TEMPO.CO, Jakarta - Joko Soegiarto Tjandra atau Joko Tjandra dan Maria Paulina Lumowa sama-sama buronan dalam kasus yang melibatkan duit dalam jumlah besar. Tapi keduanya punya nasib berbeda.
Menjadi buronan selama 17 tahun, pemerintah berhasil mengekstradisi Maria Paulina dari Serbia. Menteri Hukum dan HAM Yasonna H. Laoly sendiri yang membawa pulang Maria dari Serbia pada 8 Juli 2020. “Ekstradisi ini menunjukkan komitmen kehadiran negara dalam upaya penegakan hukum terhadap siapapun yang melakukan tindak pidana di wilayah Indonesia,” kata Yasonna lewat keterangan pers hari itu.
Maria melarikan diri pada September 2003 ke Singapura sebulan sebelum dijerat sebagai tersangka oleh tim khusus bentukan Polri. Perempuan kelahiran Paleloan, Sulawesi Utara, 27 Juli 1958 itu menjadi warga negara Belanda. Terpidana kasus pembobolan Bank BNI senilai Rp 1,7 triliun ini diketahui juga sering bolak-balik ke Singapura. Upaya pengejaran mendapat titik terang saat Maria Paulina ditangkap National Central Bureau Interpol Serbia di Bandara Internasional Nikola Tesla pada 2019 lalu. Penangkapan Maria Lumowa berdasarkan red notice alias permintaan untuk menangkap dari Interpol yang terbit sejak 22 Desember 2003.
Menteri Hukum dan HAM Yasonna Laoly (kanan) bersama delegasi dalam upaya pemulangan Maria Pauline Lumowa dari Serbia. Maria dinyatakan buron setelah diketahui sudah lebih dahulu terbang ke Singapura pada September 2003, sebulan sebelum ditetapkan sebagai tersangka. Twitter/@Kemenkumham_RI
Sebagai buronan kasus pengalihan hak tagih Bank Bali, Interpol sebenarnya juga menerbitkan red notice untuk Joko Tjandra. Penerbitan red notice atas permintaan pemerintah Indonesia itu dilakukan sejak 10 Juli 2009. Permintaan penangkapan itu terbit sebulan setelah Joko Tjandra divonis bersalah dalam kasus cessie Bank Bali. Dalam putusan Peninjauan Kembali yang diajukan Kejaksaan Agung itu, Joko divonis 2 tahun penjara. Duit Joko di Bank Bali sebanyak Rp 546 miliar pun dirampas negara.

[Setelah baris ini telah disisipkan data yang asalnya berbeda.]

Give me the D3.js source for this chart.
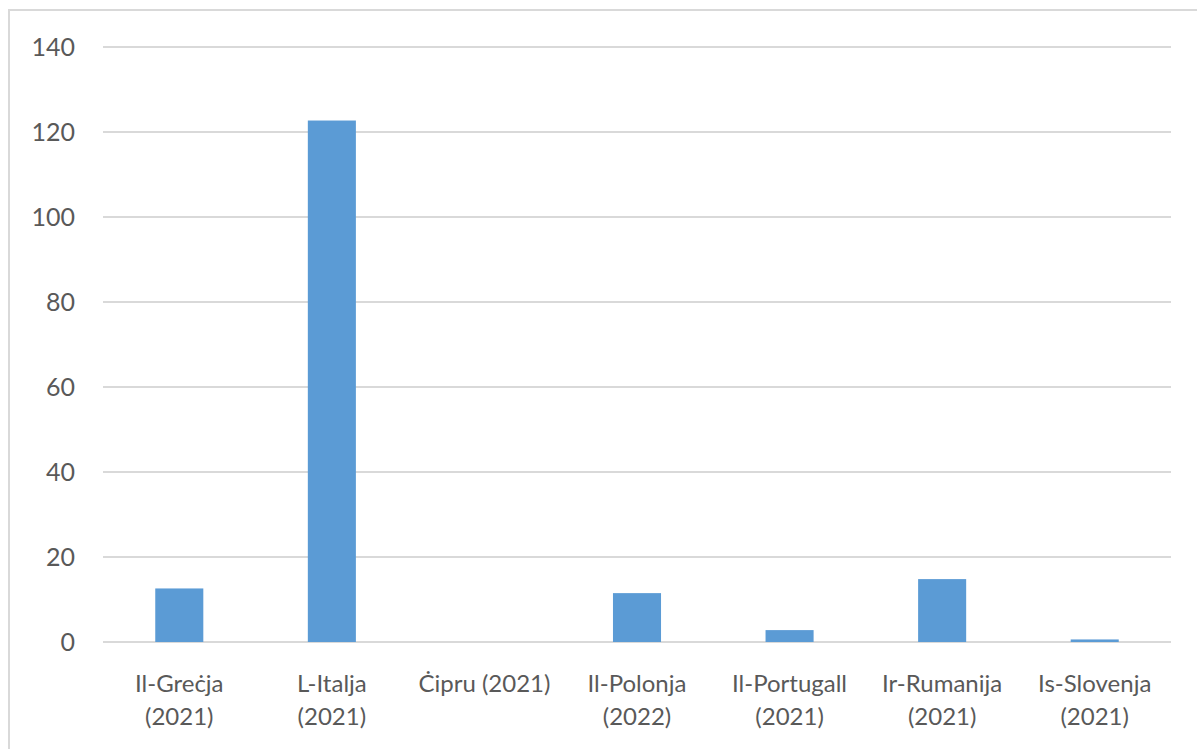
<!DOCTYPE html>
<html>
<head>
<meta charset="utf-8">
<script src="https://cdn.jsdelivr.net/npm/d3@7"></script>
<style>
  body { margin: 0; background: #fff; }
  svg { display: block; }
  text { font-family: Lato, "Open Sans", sans-serif; fill: #595959; }
</style>
</head>
<body>
<svg id="chart" width="1197" height="749"></svg>
<script>
// data
const categories = [
  "Il-Greċja\n(2021)",
  "L-Italja\n(2021)",
  "Ċipru (2021)",
  "Il-Polonja\n(2022)",
  "Il-Portugall\n(2021)",
  "Ir-Rumanija\n(2021)",
  "Is-Slovenja\n(2021)"
];
const values = [12.6, 122.7, 0, 11.5, 2.8, 14.8, 0.6];
const yTicks = [0, 20, 40, 60, 80, 100, 120, 140];

const svg = d3.select("#chart");

// outer frame
svg.append("rect")
  .attr("x", 9).attr("y", 10)
  .attr("width", 1197).attr("height", 760)
  .attr("fill", "none")
  .attr("stroke", "#d9d9d9")
  .attr("stroke-width", 2);

const plotLeft = 103, plotRight = 1171, plotTop = 47, plotBottom = 642;

const x = d3.scaleBand()
  .domain(categories)
  .range([plotLeft, plotRight])
  .paddingInner(0.685)
  .paddingOuter(0.3425);

const y = d3.scaleLinear().domain([0, 140]).range([plotBottom, plotTop]);

// gridlines
svg.append("g")
  .selectAll("line")
  .data(yTicks)
  .enter()
  .append("line")
  .attr("x1", plotLeft).attr("x2", plotRight)
  .attr("y1", (d) => y(d)).attr("y2", (d) => y(d))
  .attr("stroke", "#d9d9d9")
  .attr("stroke-width", 2);

// y labels
svg.append("g")
  .selectAll("text")
  .data(yTicks)
  .enter()
  .append("text")
  .attr("x", 75)
  .attr("y", (d) => y(d))
  .attr("dy", "0.36em")
  .attr("text-anchor", "end")
  .attr("font-size", 25)
  .text((d) => d);

// bars
svg.append("g")
  .selectAll("rect")
  .data(values)
  .enter()
  .append("rect")
  .attr("x", (d, i) => x(categories[i]))
  .attr("width", x.bandwidth())
  .attr("y", (d) => y(d))
  .attr("height", (d) => y(0) - y(d))
  .attr("fill", "#5b9bd5");

// x labels
const lab = svg.append("g")
  .selectAll("text")
  .data(categories)
  .enter()
  .append("text")
  .attr("x", (d) => x(d) + x.bandwidth() / 2)
  .attr("y", 692)
  .attr("text-anchor", "middle")
  .attr("font-size", 24);
lab.each(function (d) {
  const t = d3.select(this);
  d.split("\n").forEach((line, i) => {
    t.append("tspan")
      .attr("x", x(d) + x.bandwidth() / 2)
      .attr("dy", i === 0 ? 0 : 33)
      .text(line);
  });
});
</script>
</body>
</html>
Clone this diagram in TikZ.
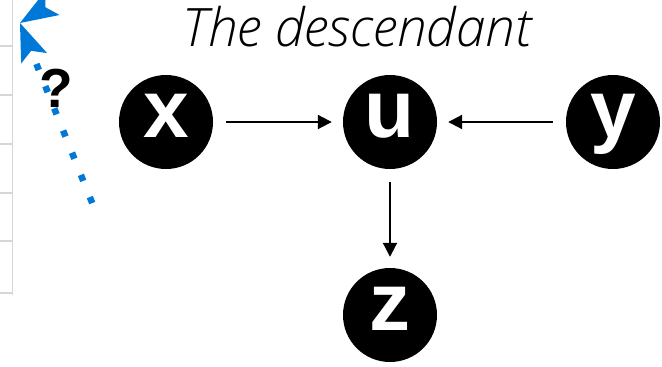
\documentclass[tikz,border=0pt]{standalone}
\usepackage{fontspec}
\setmainfont{Liberation Sans}
\newfontfamily\titlefont{Open Sans}[UprightFont=* Light, ItalicFont=* Light Italic]
\usetikzlibrary{arrows.meta}
\definecolor{linkblue}{RGB}{0,120,215}
\definecolor{gridgray}{RGB}{214,214,214}
\tikzset{
  var/.style={circle, fill=black, minimum size=94pt, inner sep=0pt, text=white,
    text height=43pt, text depth=12pt, font=\fontsize{82}{82}\selectfont\bfseries},
  edge/.style={line width=2pt, -{Triangle[length=14pt,width=14pt]}, shorten <=13pt, shorten >=11pt},
  hint/.style={linkblue, line width=6.5pt, line cap=butt, dash pattern=on 6.5pt off 17.4pt,
    -{Stealth[length=38pt,width=28pt,inset=8pt,line width=0pt]}}
}

\begin{document}
\begin{tikzpicture}[x=1pt, y=-1pt]
  \useasboundingbox (0,0) rectangle (662,367);
  \clip (0,0) rectangle (662,367);
  \draw[gridgray, line width=1.2pt] (12.5,0) -- (12.5,295);
  \foreach \gy in {46,95,144,193,241,293}
    \draw[gridgray, line width=1.2pt] (0,\gy) -- (12.5,\gy);
  \node[font=\titlefont\itshape\fontsize{53}{53}\selectfont, anchor=base] (title) at (357,46) {The descendant};
  \node[var] (x) at (166,122) {x};
  \node[var] (u) at (390,122) {u};
  \node[var] (y) at (613,122) {y};
  \node[var] (z) at (390,315) {z};
  \draw[edge] (x) -- (u);
  \draw[edge] (y) -- (u);
  \draw[edge] (u) -- (z);
  \coordinate (qstart) at (92.2,203.1);
  \coordinate (qtip) at (20,23);
  \draw[hint] (qstart) -- (qtip);
  \fill[linkblue] (qtip) -- (59.6,15.0) -- (45.5,7.3) -- (45,-8.8) -- cycle;
  \node[font=\fontsize{55}{55}\selectfont\bfseries, anchor=base, inner sep=0pt] (ask) at (56,107) {?};
\end{tikzpicture}
\end{document}
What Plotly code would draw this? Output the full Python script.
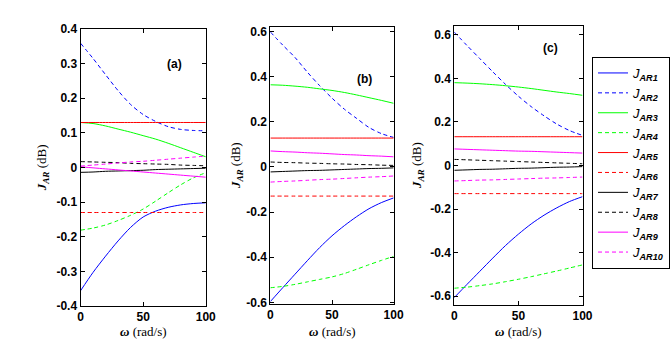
import plotly.graph_objects as go

omega = [0, 10, 20, 30, 40, 50, 60, 70, 80, 90, 100]

# Panel (a)
a_JAR1 = [-0.356, -0.303, -0.256, -0.212, -0.173, -0.143, -0.126, -0.115, -0.108, -0.104, -0.102]
a_JAR2 = [0.359, 0.315, 0.268, 0.222, 0.182, 0.153, 0.133, 0.118, 0.110, 0.107, 0.106]
a_JAR3 = [0.13, 0.127, 0.12, 0.111, 0.102, 0.092, 0.082, 0.07, 0.057, 0.044, 0.031]
a_JAR4 = [-0.181, -0.175, -0.166, -0.153, -0.138, -0.12, -0.097, -0.073, -0.05, -0.03, -0.015]
a_JAR5 = [0.13] * 11
a_JAR6 = [-0.13] * 11
a_JAR7 = [-0.014, -0.013, -0.011, -0.010, -0.009, -0.008, -0.006, -0.005, -0.004, -0.003, -0.002]
a_JAR8 = [0.017, 0.016, 0.015, 0.014, 0.012, 0.011, 0.010, 0.009, 0.007, 0.006, 0.005]
a_JAR9 = [0.002, -0.001, -0.004, -0.007, -0.010, -0.013, -0.016, -0.019, -0.022, -0.025, -0.028]
a_JAR10 = [0.004, 0.007, 0.010, 0.013, 0.016, 0.018, 0.021, 0.024, 0.027, 0.030, 0.033]

# Panel (b)
b_JAR1 = [-0.596, -0.535, -0.475, -0.415, -0.357, -0.305, -0.26, -0.22, -0.185, -0.158, -0.137]
b_JAR2 = [0.598, 0.54, 0.485, 0.42, 0.36, 0.305, 0.256, 0.215, 0.175, 0.148, 0.131]
b_JAR3 = [0.364, 0.362, 0.358, 0.353, 0.346, 0.339, 0.33, 0.319, 0.307, 0.295, 0.282]
b_JAR4 = [-0.535, -0.529, -0.52, -0.509, -0.498, -0.487, -0.472, -0.453, -0.433, -0.414, -0.396]
b_JAR5 = [0.128] * 11
b_JAR6 = [-0.129] * 11
b_JAR7 = [-0.022, -0.020, -0.018, -0.016, -0.015, -0.013, -0.011, -0.009, -0.007, -0.006, -0.004]
b_JAR8 = [0.022, 0.020, 0.019, 0.017, 0.016, 0.014, 0.013, 0.011, 0.010, 0.008, 0.007]
b_JAR9 = [0.071, 0.068, 0.066, 0.063, 0.061, 0.058, 0.055, 0.053, 0.050, 0.048, 0.045]
b_JAR10 = [-0.067, -0.064, -0.062, -0.059, -0.056, -0.054, -0.051, -0.048, -0.045, -0.043, -0.04]

# Panel (c)
c_JAR1 = [-0.606, -0.545, -0.485, -0.425, -0.367, -0.315, -0.268, -0.228, -0.194, -0.165, -0.143]
c_JAR2 = [0.612, 0.55, 0.49, 0.43, 0.372, 0.318, 0.27, 0.228, 0.19, 0.16, 0.138]
c_JAR3 = [0.38, 0.378, 0.375, 0.371, 0.366, 0.36, 0.353, 0.345, 0.337, 0.33, 0.322]
c_JAR4 = [-0.563, -0.558, -0.551, -0.543, -0.533, -0.522, -0.51, -0.497, -0.484, -0.47, -0.456]
c_JAR5 = [0.132] * 11
c_JAR6 = [-0.129] * 11
c_JAR7 = [-0.022, -0.020, -0.018, -0.017, -0.015, -0.013, -0.012, -0.010, -0.008, -0.007, -0.005]
c_JAR8 = [0.028, 0.026, 0.024, 0.022, 0.020, 0.018, 0.016, 0.014, 0.012, 0.010, 0.008]
c_JAR9 = [0.076, 0.074, 0.072, 0.070, 0.068, 0.066, 0.065, 0.063, 0.061, 0.059, 0.057]
c_JAR10 = [-0.071, -0.069, -0.067, -0.066, -0.064, -0.062, -0.060, -0.058, -0.057, -0.055, -0.053]

series_names = ["AR1", "AR2", "AR3", "AR4", "AR5", "AR6", "AR7", "AR8", "AR9", "AR10"]
series_colors = ["#0000ff", "#0000ff", "#00ff00", "#00ff00", "#ff0000", "#ff0000",
                 "#000000", "#000000", "#ff00ff", "#ff00ff"]
series_dash = ["solid", "4px,3px", "solid", "4px,3px", "solid", "4px,3px",
               "solid", "4px,3px", "solid", "4px,3px"]

panels = [
    [a_JAR1, a_JAR2, a_JAR3, a_JAR4, a_JAR5, a_JAR6, a_JAR7, a_JAR8, a_JAR9, a_JAR10],
    [b_JAR1, b_JAR2, b_JAR3, b_JAR4, b_JAR5, b_JAR6, b_JAR7, b_JAR8, b_JAR9, b_JAR10],
    [c_JAR1, c_JAR2, c_JAR3, c_JAR4, c_JAR5, c_JAR6, c_JAR7, c_JAR8, c_JAR9, c_JAR10],
]
panel_labels = ["(a)", "(b)", "(c)"]
label_pos = [(75, 0.30), (76, 0.39), (75, 0.54)]
y_ranges = [[-0.4, 0.4], [-0.607, 0.62], [-0.64, 0.64]]
y_ticks = [[-0.4, -0.3, -0.2, -0.1, 0, 0.1, 0.2, 0.3, 0.4],
           [-0.6, -0.4, -0.2, 0, 0.2, 0.4, 0.6],
           [-0.6, -0.4, -0.2, 0, 0.2, 0.4, 0.6]]
x_ticks = [0, 50, 100]

W, H = 670, 343
x_domains = [[81 / W, 207 / W], [272 / W, 396 / W], [457 / W, 586 / W]]
y_domains = [[1 - 306 / H, 1 - 29 / H], [1 - 304 / H, 1 - 27 / H], [1 - 305 / H, 1 - 26 / H]]
ytitle_x = [43, 238, 420]

fig = go.Figure()
tickfont = dict(family="Liberation Sans", size=12, color="black", weight="bold")
serif = "Liberation Serif"

for p in range(3):
    xa = "x" if p == 0 else f"x{p+1}"
    ya = "y" if p == 0 else f"y{p+1}"
    for i in range(10):
        fig.add_trace(go.Scatter(
            x=omega, y=panels[p][i], xaxis=xa, yaxis=ya, mode="lines",
            line=dict(color=series_colors[i], dash=series_dash[i], width=1,
                      shape="spline", smoothing=0.8),
            name=f"<i>J</i><sub><b><i>{series_names[i]}</i></b></sub>",
            showlegend=(p == 2), hoverinfo="skip",
        ))
    axkw = dict(showline=True, linecolor="black", linewidth=1, mirror="ticks",
                ticks="inside", ticklen=4, tickcolor="black", showgrid=False,
                zeroline=False, tickfont=tickfont, automargin=False)
    xkey = "xaxis" if p == 0 else f"xaxis{p+1}"
    ykey = "yaxis" if p == 0 else f"yaxis{p+1}"
    fig.update_layout(**{
        xkey: dict(domain=x_domains[p], range=[0, 100], tickvals=x_ticks,
                   anchor=ya, **axkw),
        ykey: dict(domain=y_domains[p], range=y_ranges[p], tickvals=y_ticks[p],
                   ticktext=[("0" if v == 0 else f"{v:g}") for v in y_ticks[p]],
                   anchor=xa, **axkw),
    })
    # x axis title
    fig.add_annotation(
        x=(x_domains[p][0] + x_domains[p][1]) / 2, y=1 - 331 / H,
        xref="paper", yref="paper", showarrow=False,
        xanchor="center", yanchor="middle",
        text="<b><i>ω</i></b> (rad/s)", font=dict(family=serif, size=13, color="black"),
    )
    # y axis title
    fig.add_annotation(
        x=ytitle_x[p] / W, y=(y_domains[p][0] + y_domains[p][1]) / 2,
        xref="paper", yref="paper", showarrow=False, textangle=-90,
        xanchor="center", yanchor="middle",
        text="<b><i>J</i></b><sub><b><i>AR</i></b></sub> (dB)",
        font=dict(family=serif, size=13, color="black"),
    )
    # panel label
    fig.add_annotation(
        x=label_pos[p][0], y=label_pos[p][1], xref=xa, yref=ya, showarrow=False,
        xanchor="center", yanchor="middle",
        text=f"<b>{panel_labels[p]}</b>",
        font=dict(family="Liberation Sans", size=12, color="black"),
    )

fig.update_layout(
    width=W, height=H, margin=dict(l=0, r=0, t=0, b=0),
    paper_bgcolor="white", plot_bgcolor="white",
    legend=dict(x=596 / W, y=1 - 57 / H, xanchor="left", yanchor="top",
                bordercolor="black", borderwidth=1, bgcolor="white",
                font=dict(family="Liberation Sans", size=13, color="black"),
                itemwidth=30, tracegroupgap=0),
)

fig.write_html("out.html")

Namun, sehari sebelum vonis diketuk, Joko Tjandra keburu kabur ke Papua Nugini. Di negara itu, Joker-julukan untuk Joko Tjandra-mendapatkan paspor pada 2012 dengan nama samaran Joe Chan. Joko juga diketahui kerap berkunjung ke Malaysia. Joker menjalankan bisnisnya dari negeri Jiran tersebut.
Sebelas tahun menyandang status buron, Kemenkumham menyatakan mendapat pemberitahuan dari NCB Interpol bertanggal 5 Mei 2020. Interpol menyampaikan bahwa red notice atas nama Joko Tjandra telah terhapus dalam sistem basis data terhitung sejak 2014, karena tidak ada permintaan lagi dari Kejaksaan Agung. “Ditjen Imigrasi menindaklanjuti dengan menghapus nama Joko Tjandra dari Sistem Perlintasan pada 13 Mei 2020,” ujar Kepala Bagian Humas dan Umum Ditjen Imigrasi, Arvin Gumilang pada 30 Juni 2020.